Not only would any Vietnam or Southeast Asia veteran appreciate this story, but anyone who is introspective about life and the twists it holds for us, find this book rewarding and well worth the time. Actually, that's an understatement. It is actually a disservice to the author. It does not give enough credit to an infinitely greater issue; one relating to how hands-on involvement in the most dire, bloody and heart rendering, life and death situations would cause any thinking person to reflect on how and why major conflicts such as Vietnam were enabled, provoked, or settled. March 27, 2017 - William Wehrell
Allen Cates new novel, "Full Circle" is a masterpiece and is in the must read category for aviation enthusiasts and historians of the Vietnam War era. Allen is not only articulate but his finger on the pulse of his characters makes you feel you are sharing their experiences in real-time. Not an easy task for some authors, but his style and continuity come across extremely well. While "Full Circle" is a novel it very closely mirrors actual events described in his non-fiction work "Honor Denied." Allen's recall is accurate and brings to memory my 8 years as a helicopter pilot with Air America that included the rescue of CMSGT Dick Etchberger (MOH recipient) and 3 other airmen from LS85 in March, 1968. Subsequent missions included evacuating Vietnamese citizens during the fall of Saigon, April 29, 1975. Readers of both books should be prepared for an exciting trip and will undoubtedly look forward to more of his "can't put it down" works! August 1, 2016 - Ken Wood
Brian Vincent was born a Cajun and raised in the swamps and bayous of South Louisiana, where hunting and fishing were commonplace, and integrity and diligence were more than spoken virtues. An avid reader, Brian was enthralled with stories of love and war where warriors overcame formidable odds and prevailed. The conflict between Laos and Vietnam was the perfect opportunity where he could test his mettle against an oppressor bent on killing innocent people who wanted peace and were willing to fight for it. The path was through the Marines and then Air America. Brian entered the fray of love and war with an open heart altruistically and unpretentiously. However, he soon discovered that war is complex and love can be unkind to the naive. Brian made the full circle and returned home to his roots, broken in body and spirit. Now, he has to come to grips with the realization that people and governments are often devious and that life is not always fair. Brian has begun to question the purpose of living in a complicated world but finds new direction with his family’s support.
SNEAK PEEK CHAPTER 26:
The flight to Bangkok from Da Nang was quick and uneventful. The bullet wounds in his arm, and side were flesh wounds, and they would heal soon enough. The bayonet slash on his leg would also heal. It was the internal wound that hurt the most. That pain was excruciating knowing his decision had caused the death of a comrade. The lives that he saved helped soothe the pain, but the question remained unanswered whether the decision justified the end.

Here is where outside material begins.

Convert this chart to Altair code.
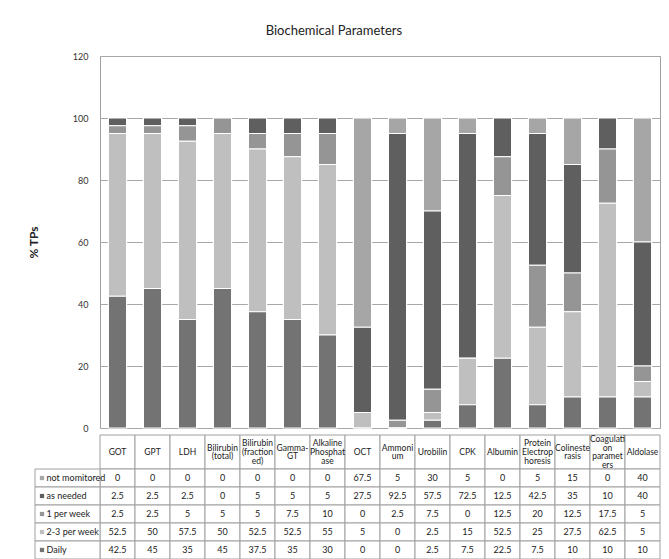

A car was waiting for him at the airport, and he went directly to the hospital. He had his medical records, and they were expecting him. Two hours later he was finished and hailed a taxi. They wanted to keep him hospitalized, but he declined. The external wounds did not require monitored medical attention, and there was nothing they could do for the wound inside.
It was surreal. A short distance away, people were fighting for their lives, and many were dying violently. Here, it was like there was no war at all. He had forgotten about the traffic, the dust, and the cacophonous sounds of taxis and motorcycles all seemingly trying to get to one place at the same time and was relieved when they finally arrived at the hotel. The room was much better than the one he’d been in, and the bed was inviting. His appetite was still below par, and he retired early. He had gotten off the barbiturates and was now just taking an analgesic. He cleaned up, drew the drapes, and collapsed into a troubled sleep.
The nightmares started soon after that.